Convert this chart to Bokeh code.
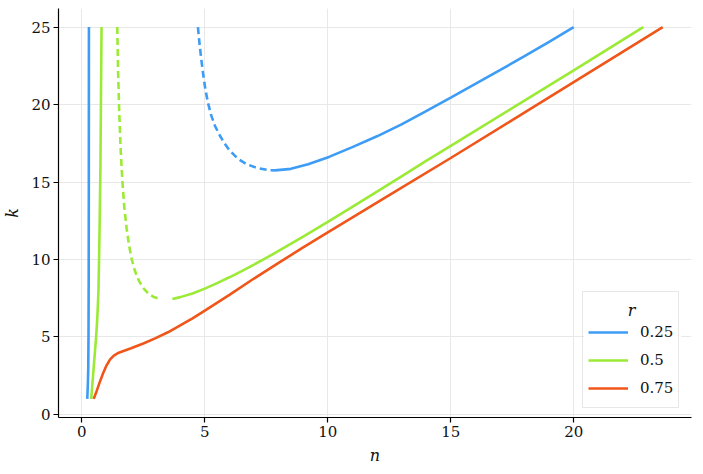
from bokeh.plotting import figure
from bokeh.models import Range1d, Legend, LegendItem, FixedTicker, Label, BoxAnnotation
from bokeh.embed import file_html
from bokeh.resources import INLINE

# ---- data ----
r_labels = ["0.25", "0.5", "0.75"]
legend_title = "r"

blue_steep_n = [0.22, 0.245, 0.26, 0.27, 0.278, 0.283, 0.287]
blue_steep_k = [1.0, 2.0, 3.0, 5.0, 9.0, 15.0, 25.0]
blue_dash_n = [4.72, 4.78, 4.85, 4.93, 5.02, 5.13, 5.26, 5.42, 5.61, 5.8, 6.0, 6.35, 6.7, 7.1, 7.58, 7.85]
blue_dash_k = [25.0, 24.0, 23.0, 22.0, 21.0, 20.1, 19.3, 18.6, 18.0, 17.5, 17.05, 16.5, 16.15, 15.92, 15.77, 15.75]
blue_main_n = [7.85, 8.5, 9.2, 10.05, 11.0, 12.0, 13.0, 14.0, 15.0, 16.0, 17.0, 18.0, 19.0, 20.0]
blue_main_k = [15.75, 15.85, 16.15, 16.62, 17.25, 17.95, 18.72, 19.58, 20.45, 21.33, 22.22, 23.12, 24.05, 25.0]

green_steep_n = [0.38, 0.43, 0.48, 0.53, 0.58, 0.62, 0.65, 0.675, 0.70, 0.73, 0.755, 0.775, 0.80]
green_steep_k = [1.0, 2.0, 3.0, 4.0, 5.0, 6.0, 7.0, 8.0, 10.0, 13.0, 16.0, 20.0, 25.0]
green_dash_n = [1.44, 1.475, 1.52, 1.58, 1.65, 1.73, 1.82, 1.92, 2.03, 2.16, 2.32, 2.5, 2.7, 2.9, 3.14]
green_dash_k = [25.0, 22.0, 19.5, 17.0, 15.0, 13.3, 12.0, 10.9, 10.0, 9.25, 8.62, 8.15, 7.8, 7.6, 7.47]
green_main_n = [3.68, 4.0, 4.5, 5.0, 5.5, 6.0, 6.5, 7.0, 7.5, 8.0, 9.0, 10.0, 11.0, 12.0, 13.0, 14.0,
                15.0, 17.5, 20.0, 22.83]
green_main_k = [7.45, 7.57, 7.8, 8.12, 8.47, 8.85, 9.25, 9.67, 10.1, 10.55, 11.48, 12.43, 13.4, 14.38,
                15.37, 16.36, 17.33, 19.77, 22.2, 25.0]

orange_n = [0.48, 0.6, 0.72, 0.86, 1.0, 1.15, 1.3, 1.5, 1.75, 2.0, 2.5, 3.0, 3.5, 4.0, 4.5, 5.0,
            6.0, 7.0, 8.0, 9.0, 10.0, 12.5, 15.0, 17.5, 20.0, 23.62]
orange_k = [1.0, 1.5, 2.05, 2.64, 3.15, 3.55, 3.8, 3.98, 4.13, 4.27, 4.58, 4.92, 5.3, 5.75, 6.2, 6.7,
            7.72, 8.77, 9.78, 10.78, 11.75, 14.15, 16.55, 19.0, 21.45, 25.0]

x_ticks = [0, 5, 10, 15, 20]
y_ticks = [0, 5, 10, 15, 20, 25]

BLUE = "#3d9cf5"
GREEN = "#9bea36"
ORANGE = "#f0561a"
FONT = "DejaVu Serif"

p = figure(frame_width=633, frame_height=409, output_backend="svg", toolbar_location=None,
           x_range=Range1d(-0.95, 24.79), y_range=Range1d(-0.2, 26.2),
           min_border_left=51, min_border_right=3, min_border_top=8, min_border_bottom=40)
p.outline_line_color = None
p.background_fill_color = "white"
p.border_fill_color = "white"

p.xaxis.ticker = FixedTicker(ticks=x_ticks)
p.yaxis.ticker = FixedTicker(ticks=y_ticks)
p.xgrid.ticker = FixedTicker(ticks=x_ticks)
p.ygrid.ticker = FixedTicker(ticks=y_ticks)
p.grid.grid_line_color = "#e8e8e8"
p.grid.grid_line_width = 1

p.axis.axis_line_color = "black"
p.axis.axis_line_width = 1.2
p.axis.major_tick_line_color = "black"
p.axis.major_tick_line_width = 1.2
p.axis.major_tick_out = 5
p.axis.major_tick_in = 0
p.axis.minor_tick_line_color = None
p.axis.major_label_text_font = FONT
p.axis.major_label_text_font_size = "15px"
p.axis.major_label_text_color = "#111111"
p.axis.major_label_standoff = 3
p.axis.axis_label_text_font = FONT
p.axis.axis_label_text_font_style = "italic"
p.axis.axis_label_text_font_size = "16px"
p.axis.axis_label_text_color = "#111111"
p.xaxis.axis_label = "n"
p.yaxis.axis_label = "k"
p.xaxis.axis_label_standoff = 6
p.yaxis.axis_label_standoff = 6

# white panel behind the (transparent) legend, hiding the grid there
panel = BoxAnnotation(left=20.42, right=24.37, bottom=0.42, top=8.02,
                      fill_color="white", fill_alpha=1, line_color=None, level="annotation")
p.add_layout(panel)

W = 2.6
DASH = "7 4"
rb = p.line(blue_steep_n, blue_steep_k, line_color=BLUE, line_width=W)
p.line(blue_dash_n, blue_dash_k, line_color=BLUE, line_width=W, line_dash=DASH)
p.line(blue_main_n, blue_main_k, line_color=BLUE, line_width=W)

rg = p.line(green_steep_n, green_steep_k, line_color=GREEN, line_width=W)
p.line(green_dash_n, green_dash_k, line_color=GREEN, line_width=W, line_dash=DASH)
p.line(green_main_n, green_main_k, line_color=GREEN, line_width=W)

ro = p.line(orange_n, orange_k, line_color=ORANGE, line_width=W)

legend = Legend(items=[LegendItem(label=r_labels[0], renderers=[rb]),
                       LegendItem(label=r_labels[1], renderers=[rg]),
                       LegendItem(label=r_labels[2], renderers=[ro])],
                location=(524, 9), margin=0, padding=5, spacing=0,
                glyph_width=40, glyph_height=28, label_height=28, label_standoff=12,
                label_text_font=FONT, label_text_font_size="15px",
                label_text_color="#111111",
                title=" ", title_text_font=FONT, title_text_font_size="16px",
                title_standoff=2,
                border_line_color="#cfcfcf", border_line_width=1.2,
                background_fill_alpha=0)
p.add_layout(legend, "center")

title_lbl = Label(x=22.35, y=6.7, text=legend_title,
                  text_font=FONT, text_font_size="16px", text_font_style="italic",
                  text_color="#111111", text_align="center", text_baseline="middle")
p.add_layout(title_lbl)

open("out.html", "w").write(file_html(p, INLINE))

Your objective —
Look at the listing and set down only the lines from its start through the line with "from bokeh.resources import INLINE", word for word and without pictures.

Complete output —
Convert this chart to Bokeh code.
from bokeh.plotting import figure
from bokeh.models import Range1d, Legend, LegendItem, FixedTicker, Label, BoxAnnotation
from bokeh.embed import file_html
from bokeh.resources import INLINE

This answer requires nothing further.